##### Rows #####
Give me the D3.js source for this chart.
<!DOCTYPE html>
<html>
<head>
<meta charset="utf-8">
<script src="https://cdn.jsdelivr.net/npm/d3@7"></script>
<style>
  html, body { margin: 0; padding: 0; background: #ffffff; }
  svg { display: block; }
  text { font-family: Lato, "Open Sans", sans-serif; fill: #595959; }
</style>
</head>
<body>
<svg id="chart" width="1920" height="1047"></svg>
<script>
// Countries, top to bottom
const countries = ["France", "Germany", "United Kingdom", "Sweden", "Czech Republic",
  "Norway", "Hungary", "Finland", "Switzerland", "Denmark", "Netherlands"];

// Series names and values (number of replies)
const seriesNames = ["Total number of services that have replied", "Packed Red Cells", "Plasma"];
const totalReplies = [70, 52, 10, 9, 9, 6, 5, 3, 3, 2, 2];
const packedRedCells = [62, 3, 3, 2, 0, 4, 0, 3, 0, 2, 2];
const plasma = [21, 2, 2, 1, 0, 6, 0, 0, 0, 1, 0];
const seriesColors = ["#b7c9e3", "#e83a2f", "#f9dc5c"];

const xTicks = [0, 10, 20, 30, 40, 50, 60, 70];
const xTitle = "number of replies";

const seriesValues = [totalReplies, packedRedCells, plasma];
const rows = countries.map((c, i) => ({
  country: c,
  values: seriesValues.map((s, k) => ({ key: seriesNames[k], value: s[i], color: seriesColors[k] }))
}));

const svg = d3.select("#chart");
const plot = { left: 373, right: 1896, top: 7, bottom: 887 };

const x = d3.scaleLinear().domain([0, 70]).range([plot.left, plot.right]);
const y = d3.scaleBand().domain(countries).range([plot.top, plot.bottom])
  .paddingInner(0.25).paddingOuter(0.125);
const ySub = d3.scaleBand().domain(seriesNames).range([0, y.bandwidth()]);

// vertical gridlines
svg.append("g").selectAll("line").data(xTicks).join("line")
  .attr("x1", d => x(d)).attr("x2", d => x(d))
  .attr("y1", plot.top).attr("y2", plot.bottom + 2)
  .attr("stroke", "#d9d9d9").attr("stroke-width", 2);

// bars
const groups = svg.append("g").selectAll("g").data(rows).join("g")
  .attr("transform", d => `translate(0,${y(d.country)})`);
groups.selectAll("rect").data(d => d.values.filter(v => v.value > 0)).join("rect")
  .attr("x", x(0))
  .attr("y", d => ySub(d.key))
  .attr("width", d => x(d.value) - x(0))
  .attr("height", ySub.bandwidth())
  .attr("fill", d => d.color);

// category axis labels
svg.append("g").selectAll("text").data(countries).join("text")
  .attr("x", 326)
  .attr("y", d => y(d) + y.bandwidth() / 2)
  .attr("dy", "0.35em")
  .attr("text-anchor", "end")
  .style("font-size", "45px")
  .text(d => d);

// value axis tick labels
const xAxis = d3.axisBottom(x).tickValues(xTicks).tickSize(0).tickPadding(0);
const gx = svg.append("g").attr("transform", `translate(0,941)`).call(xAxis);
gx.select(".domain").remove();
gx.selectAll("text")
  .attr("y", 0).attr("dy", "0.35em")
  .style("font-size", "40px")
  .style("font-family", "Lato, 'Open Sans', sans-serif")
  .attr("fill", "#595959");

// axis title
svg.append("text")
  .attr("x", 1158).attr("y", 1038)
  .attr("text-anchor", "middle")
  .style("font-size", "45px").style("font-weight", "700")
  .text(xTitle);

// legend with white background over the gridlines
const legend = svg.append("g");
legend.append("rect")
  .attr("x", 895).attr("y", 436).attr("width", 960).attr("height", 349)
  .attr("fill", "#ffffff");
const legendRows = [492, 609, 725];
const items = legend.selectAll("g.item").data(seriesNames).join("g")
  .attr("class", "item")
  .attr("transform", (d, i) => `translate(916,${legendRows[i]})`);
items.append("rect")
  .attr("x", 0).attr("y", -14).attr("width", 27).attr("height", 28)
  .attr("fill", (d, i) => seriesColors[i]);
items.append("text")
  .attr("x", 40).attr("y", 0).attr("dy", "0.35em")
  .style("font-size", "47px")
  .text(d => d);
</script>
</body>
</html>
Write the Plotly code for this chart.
#####
Brief – Output the records verbatim, from the first line to the last.

Response to this task –
Give me the D3.js source for this chart.
<!DOCTYPE html>
<html>
<head>
<meta charset="utf-8">
<script src="https://cdn.jsdelivr.net/npm/d3@7"></script>
<style>
  html, body { margin: 0; padding: 0; background: #ffffff; }
  svg { display: block; }
  text { font-family: Lato, "Open Sans", sans-serif; fill: #595959; }
</style>
</head>
<body>
<svg id="chart" width="1920" height="1047"></svg>
<script>
// Countries, top to bottom
const countries = ["France", "Germany", "United Kingdom", "Sweden", "Czech Republic",
  "Norway", "Hungary", "Finland", "Switzerland", "Denmark", "Netherlands"];

// Series names and values (number of replies)
const seriesNames = ["Total number of services that have replied", "Packed Red Cells", "Plasma"];
const totalReplies = [70, 52, 10, 9, 9, 6, 5, 3, 3, 2, 2];
const packedRedCells = [62, 3, 3, 2, 0, 4, 0, 3, 0, 2, 2];
const plasma = [21, 2, 2, 1, 0, 6, 0, 0, 0, 1, 0];
const seriesColors = ["#b7c9e3", "#e83a2f", "#f9dc5c"];

const xTicks = [0, 10, 20, 30, 40, 50, 60, 70];
const xTitle = "number of replies";

const seriesValues = [totalReplies, packedRedCells, plasma];
const rows = countries.map((c, i) => ({
  country: c,
  values: seriesValues.map((s, k) => ({ key: seriesNames[k], value: s[i], color: seriesColors[k] }))
}));

const svg = d3.select("#chart");
const plot = { left: 373, right: 1896, top: 7, bottom: 887 };

const x = d3.scaleLinear().domain([0, 70]).range([plot.left, plot.right]);
const y = d3.scaleBand().domain(countries).range([plot.top, plot.bottom])
  .paddingInner(0.25).paddingOuter(0.125);
const ySub = d3.scaleBand().domain(seriesNames).range([0, y.bandwidth()]);

// vertical gridlines
svg.append("g").selectAll("line").data(xTicks).join("line")
  .attr("x1", d => x(d)).attr("x2", d => x(d))
  .attr("y1", plot.top).attr("y2", plot.bottom + 2)
  .attr("stroke", "#d9d9d9").attr("stroke-width", 2);

// bars
const groups = svg.append("g").selectAll("g").data(rows).join("g")
  .attr("transform", d => `translate(0,${y(d.country)})`);
groups.selectAll("rect").data(d => d.values.filter(v => v.value > 0)).join("rect")
  .attr("x", x(0))
  .attr("y", d => ySub(d.key))
  .attr("width", d => x(d.value) - x(0))
  .attr("height", ySub.bandwidth())
  .attr("fill", d => d.color);

// category axis labels
svg.append("g").selectAll("text").data(countries).join("text")
  .attr("x", 326)
  .attr("y", d => y(d) + y.bandwidth() / 2)
  .attr("dy", "0.35em")
  .attr("text-anchor", "end")
  .style("font-size", "45px")
  .text(d => d);

// value axis tick labels
const xAxis = d3.axisBottom(x).tickValues(xTicks).tickSize(0).tickPadding(0);
const gx = svg.append("g").attr("transform", `translate(0,941)`).call(xAxis);
gx.select(".domain").remove();
gx.selectAll("text")
  .attr("y", 0).attr("dy", "0.35em")
  .style("font-size", "40px")
  .style("font-family", "Lato, 'Open Sans', sans-serif")
  .attr("fill", "#595959");

// axis title
svg.append("text")
  .attr("x", 1158).attr("y", 1038)
  .attr("text-anchor", "middle")
  .style("font-size", "45px").style("font-weight", "700")
  .text(xTitle);

// legend with white background over the gridlines
const legend = svg.append("g");
legend.append("rect")
  .attr("x", 895).attr("y", 436).attr("width", 960).attr("height", 349)
  .attr("fill", "#ffffff");
const legendRows = [492, 609, 725];
const items = legend.selectAll("g.item").data(seriesNames).join("g")
  .attr("class", "item")
  .attr("transform", (d, i) => `translate(916,${legendRows[i]})`);
items.append("rect")
  .attr("x", 0).attr("y", -14).attr("width", 27).attr("height", 28)
  .attr("fill", (d, i) => seriesColors[i]);
items.append("text")
  .attr("x", 40).attr("y", 0).attr("dy", "0.35em")
  .style("font-size", "47px")
  .text(d => d);
</script>
</body>
</html>
Write the Plotly code for this chart.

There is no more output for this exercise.